Lo que más me conmueve de la realidad actual, entonces, no son estos productos de la técnica o de la tecnología, sino otros cambios, principalmente los que atañen al comportamiento, individual y colectivo, que hacen aún más lejana mi juventud que el tintero involcable y la primera Birome escolar.
Me refiero a la generalización de la mentira insostenible de políticos, funcionarios y personas prominentes que deberían, por el contrario, dar el ejemplo; a la degradación de valores esenciales para la convivencia civilizada a la que muchos han terminado por resignarse; también a las celebridades del espectáculo que se presentan como “campeones de la lucha contra los prejuicios” pero que en realidad hacen fortuna con la provocación en nombre del sagrado rating.
¿Qué solapada tergiversación del lenguaje pretende convencernos de que son “prejuicios” el rechazo a la provocación, la mala educación, la mentira reiterada y la búsqueda del escándalo? Hay una “mayoría silenciosa” que desaprueba estas inconductas pero que es acallada por una ruidosa minoría mediática que responde a otros intereses, personales, comerciales o políticos.
Llego así al más conmovedor motivo de mi asombro, vinculado con la información, mejor dicho la sobre información, versión moderna de la desinformación.  Recibimos diariamente tal descarga de hechos, promesas, noticias, versiones, rumores, mentiras y opiniones que quedamos anestesiados y somos incapaces de razonar. Para colmo nos han convencido de que lo que no está en los medios no existe, y ansiamos publicar nuestras intimidades para confirmar que en verdad somos reales y no virtuales.
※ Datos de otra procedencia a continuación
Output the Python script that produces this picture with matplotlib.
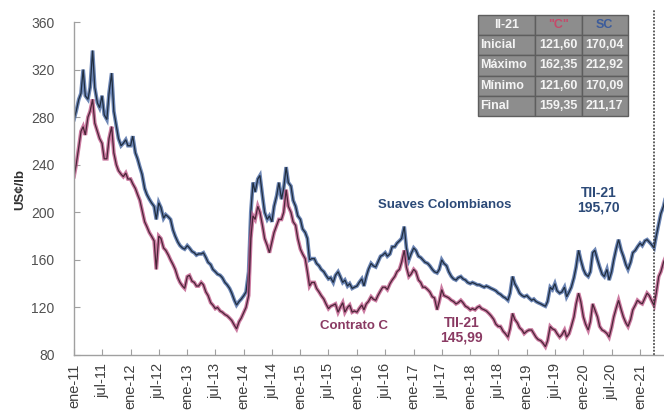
import matplotlib
matplotlib.use("Agg")
import matplotlib.pyplot as plt
import matplotlib.dates as mdates
import matplotlib.patheffects as pe
import pandas as pd

plt.rcParams["font.family"] = ["Liberation Sans", "DejaVu Sans"]

# Semi-monthly quotes (1st and 15th of each month), Jan-2011 .. Jun-2021,
# followed by the closing quote of 30-Jun-2021.  US cents per pound.
sc_prices = [
    # 2011
    278, 285, 295, 300, 320, 298, 295, 305, 336, 305, 292, 288,
    298, 282, 278, 300, 317, 285, 273, 262, 256, 258, 261, 256,
    # 2012
    256, 264, 250, 245, 238, 232, 220, 215, 211, 208, 205, 194,
    208, 204, 195, 198, 196, 194, 185, 180, 175, 172, 170, 169,
    # 2013
    172, 170, 167, 166, 164, 165, 165, 166, 162, 158, 156, 152,
    150, 148, 147, 145, 141, 139, 136, 132, 126, 122, 125, 127,
    # 2014
    130, 133, 150, 200, 225, 217, 228, 231, 214, 200, 194, 197,
    192, 205, 214, 225, 211, 220, 238, 225, 222, 210, 205, 197,
    # 2015
    194, 186, 183, 178, 160, 161, 161, 157, 155, 152, 150, 147,
    144, 145, 141, 147, 150, 146, 141, 143, 138, 140, 136, 137,
    # 2016
    138, 141, 144, 138, 146, 152, 157, 155, 154, 158, 163, 164,
    166, 163, 165, 171, 171, 174, 176, 178, 188, 170, 160, 165,
    # 2017
    170, 168, 163, 162, 160, 158, 157, 155, 152, 150, 149, 152,
    160, 157, 155, 150, 146, 144, 143, 145, 146, 144, 143, 141,
    # 2018
    140, 141, 140, 139, 139, 138, 137, 138, 137, 136, 135, 134,
    132, 131, 129, 128, 126, 132, 146, 140, 136, 132, 130, 129,
    # 2019
    130, 128, 126, 127, 125, 124, 123, 122, 121, 125, 137, 135,
    140, 134, 132, 133, 137, 129, 133, 137, 145, 154, 168, 160,
    # 2020
    152, 148, 146, 150, 166, 168, 160, 154, 148, 146, 152, 143,
    150, 160, 170, 177, 168, 163, 156, 152, 158, 166, 168, 171,
    # 2021
    174, 172, 176, 177, 175, 173, 170.04, 180, 190, 199, 205, 212.92,
    211.17,
]

c_prices = [
    # 2011
    230, 240, 255, 268, 272, 265, 280, 285, 295, 275, 268, 262,
    258, 245, 245, 262, 272, 250, 240, 235, 232, 230, 233, 228,
    # 2012
    228, 224, 220, 215, 210, 202, 192, 188, 183, 180, 176, 152,
    180, 178, 170, 168, 164, 160, 156, 152, 145, 141, 138, 136,
    # 2013
    146, 147, 142, 141, 138, 138, 141, 139, 133, 130, 124, 122,
    119, 120, 117, 116, 114, 113, 111, 109, 105, 102, 108, 111,
    # 2014
    116, 120, 130, 178, 197, 194, 205, 200, 189, 178, 172, 166,
    175, 183, 189, 194, 194, 200, 219, 205, 200, 192, 189, 178,
    # 2015
    169, 165, 161, 150, 138, 141, 141, 136, 133, 130, 127, 123,
    119, 121, 122, 123, 116, 120, 124, 116, 120, 122, 116, 117,
    # 2016
    116, 119, 122, 118, 123, 125, 129, 127, 126, 130, 134, 137,
    137, 135, 140, 143, 146, 150, 152, 158, 168, 154, 146, 148,
    # 2017
    152, 150, 143, 141, 137, 137, 135, 133, 129, 128, 118, 125,
    135, 130, 129, 128, 126, 125, 123, 124, 126, 124, 121, 120,
    # 2018
    118, 119, 118, 120, 121, 119, 118, 117, 115, 113, 110, 106,
    104, 104, 100, 98, 95, 102, 115, 110, 107, 103, 101, 98,
    # 2019
    100, 101, 101, 98, 95, 93, 92, 90, 87, 92, 104, 102,
    101, 98, 95, 97, 101, 95, 98, 104, 112, 123, 132, 125,
    # 2020
    112, 106, 101, 108, 123, 118, 112, 104, 101, 100, 98, 95,
    103, 112, 120, 126, 118, 112, 107, 104, 110, 118, 122, 126,
    # 2021
    124, 123, 128, 132, 130, 126, 121.60, 132, 146, 150, 158, 162.35,
    159.35,
]

quote_dates = list(pd.date_range("2011-01-01", "2021-06-15", freq="SMS")) + [
    pd.Timestamp("2021-06-30")
]

tick_dates = pd.date_range("2011-01-01", "2021-01-01", freq="6MS")
tick_labels = [
    "ene-11", "jul-11", "ene-12", "jul-12", "ene-13", "jul-13", "ene-14",
    "jul-14", "ene-15", "jul-15", "ene-16", "jul-16", "ene-17", "jul-17",
    "ene-18", "jul-18", "ene-19", "jul-19", "ene-20", "jul-20", "ene-21",
]

quarter_start = pd.Timestamp("2021-04-01")

table_header = ["II-21", '"C"', "SC"]
table_rows = ["Inicial", "Máximo", "Mínimo", "Final"]
table_c = ["121,60", "162,35", "121,60", "159,35"]
table_sc = ["170,04", "212,92", "170,09", "211,17"]

SC_EDGE, SC_CORE = "#4868a3", "#1f2d3f"
C_EDGE, C_CORE = "#bf5a8a", "#4b2538"
SC_TEXT, C_TEXT = "#2c4a78", "#8a3a63"
AXIS_GRAY = "#a0a0a0"

fig = plt.figure(figsize=(6.64, 4.13), dpi=100)
ax = fig.add_axes([74 / 664, 58 / 413, 594 / 664, 333 / 413])

for values, edge, core in ((sc_prices, SC_EDGE, SC_CORE), (c_prices, C_EDGE, C_CORE)):
    ax.plot(
        quote_dates, values, color=core, lw=0.9, solid_joinstyle="miter",
        path_effects=[pe.Stroke(linewidth=2.7, foreground=edge, alpha=0.8), pe.Normal()],
    )

ax.axvline(quarter_start, ymin=0, ymax=1.04, color="#333333", ls=(0, (1.2, 1.0)),
           lw=1.1, clip_on=False)

ax.set_xlim(pd.Timestamp("2011-01-01"), pd.Timestamp("2021-06-30"))
ax.set_ylim(80, 360)
ax.set_yticks(range(80, 361, 40))
ax.set_xticks(tick_dates)
ax.set_xticklabels(tick_labels, rotation=90, fontsize=10.5, color="#404040")
ax.tick_params(axis="y", direction="in", length=4, color=AXIS_GRAY,
               labelsize=10, labelcolor="#505050", pad=14)
ax.tick_params(axis="x", direction="in", length=4, color=AXIS_GRAY, pad=6)
for side in ("top", "right"):
    ax.spines[side].set_visible(False)
for side in ("left", "bottom"):
    ax.spines[side].set_color(AXIS_GRAY)
    ax.spines[side].set_linewidth(1.0)

fig.text(20 / 664, 1 - 190 / 413, "US¢/lb", rotation=90, ha="center", va="center",
         fontsize=9.5, fontweight="bold", color="#303030")

ax.text(pd.Timestamp("2017-07-20"), 206, "Suaves Colombianos", ha="center",
        va="center", fontsize=9.5, fontweight="bold", color=SC_TEXT)
ax.text(pd.Timestamp("2020-04-10"), 210, "TII-21\n195,70", ha="center",
        va="center", fontsize=10, fontweight="bold", color=SC_TEXT, linespacing=1.05)
ax.text(pd.Timestamp("2015-12-12"), 104.5, "Contrato C", ha="center",
        va="center", fontsize=9.5, fontweight="bold", color=C_TEXT)
ax.text(pd.Timestamp("2017-11-07"), 101, "TII-21\n145,99", ha="center",
        va="center", fontsize=10, fontweight="bold", color=C_TEXT, linespacing=1.05)

# Summary table for the quarter
tax = fig.add_axes([478 / 664, 1 - 116 / 413, 150 / 664, 101 / 413])
tax.axis("off")
cell_text = [table_header] + [[r, c, s] for r, c, s in zip(table_rows, table_c, table_sc)]
tbl = tax.table(cellText=cell_text, bbox=[0, 0, 1, 1], colWidths=[0.38, 0.31, 0.31],
                cellLoc="center")
tbl.auto_set_font_size(False)
for (r, col), cell in tbl.get_celld().items():
    cell.set_facecolor("#8d8d8d")
    cell.set_edgecolor("#5e5e5e")
    cell.set_linewidth(1.0)
    txt = cell.get_text()
    txt.set_fontsize(9)
    txt.set_fontweight("bold")
    txt.set_color("#f4f4f4")
    if col == 0 and r > 0:
        txt.set_ha("left")
        cell.PAD = 0.04
tbl[0, 1].get_text().set_color("#c44a6a")
tbl[0, 2].get_text().set_color("#3c5c9c")

fig.savefig("out.png", dpi=100)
Los medios nos han cambiado, pero ellos tampoco se salvaron, por las fuertes y constantes pulsiones de una realidad que resulta cada vez más difícil asimilar. Hace apenas veinte años, un investigador escribió que las noticias del día actuaban como un masaje reconstituyente que nos confirmaba, por la mañana, que el mundo seguía allí, que no había desaparecido durante las horas de sueño.
Era, sin duda, otra realidad. Hoy para lograr una parecida sensación de bienestar tenemos que postergar el contacto con lo que pasa y comenzar la mañana en un spa. Y siempre que la empecinada realidad no se nos cuele por el televisor que está encendido en la sala de espera, o por el celular que no espera a que lleguemos a casa para comunicarnos una mala noticia.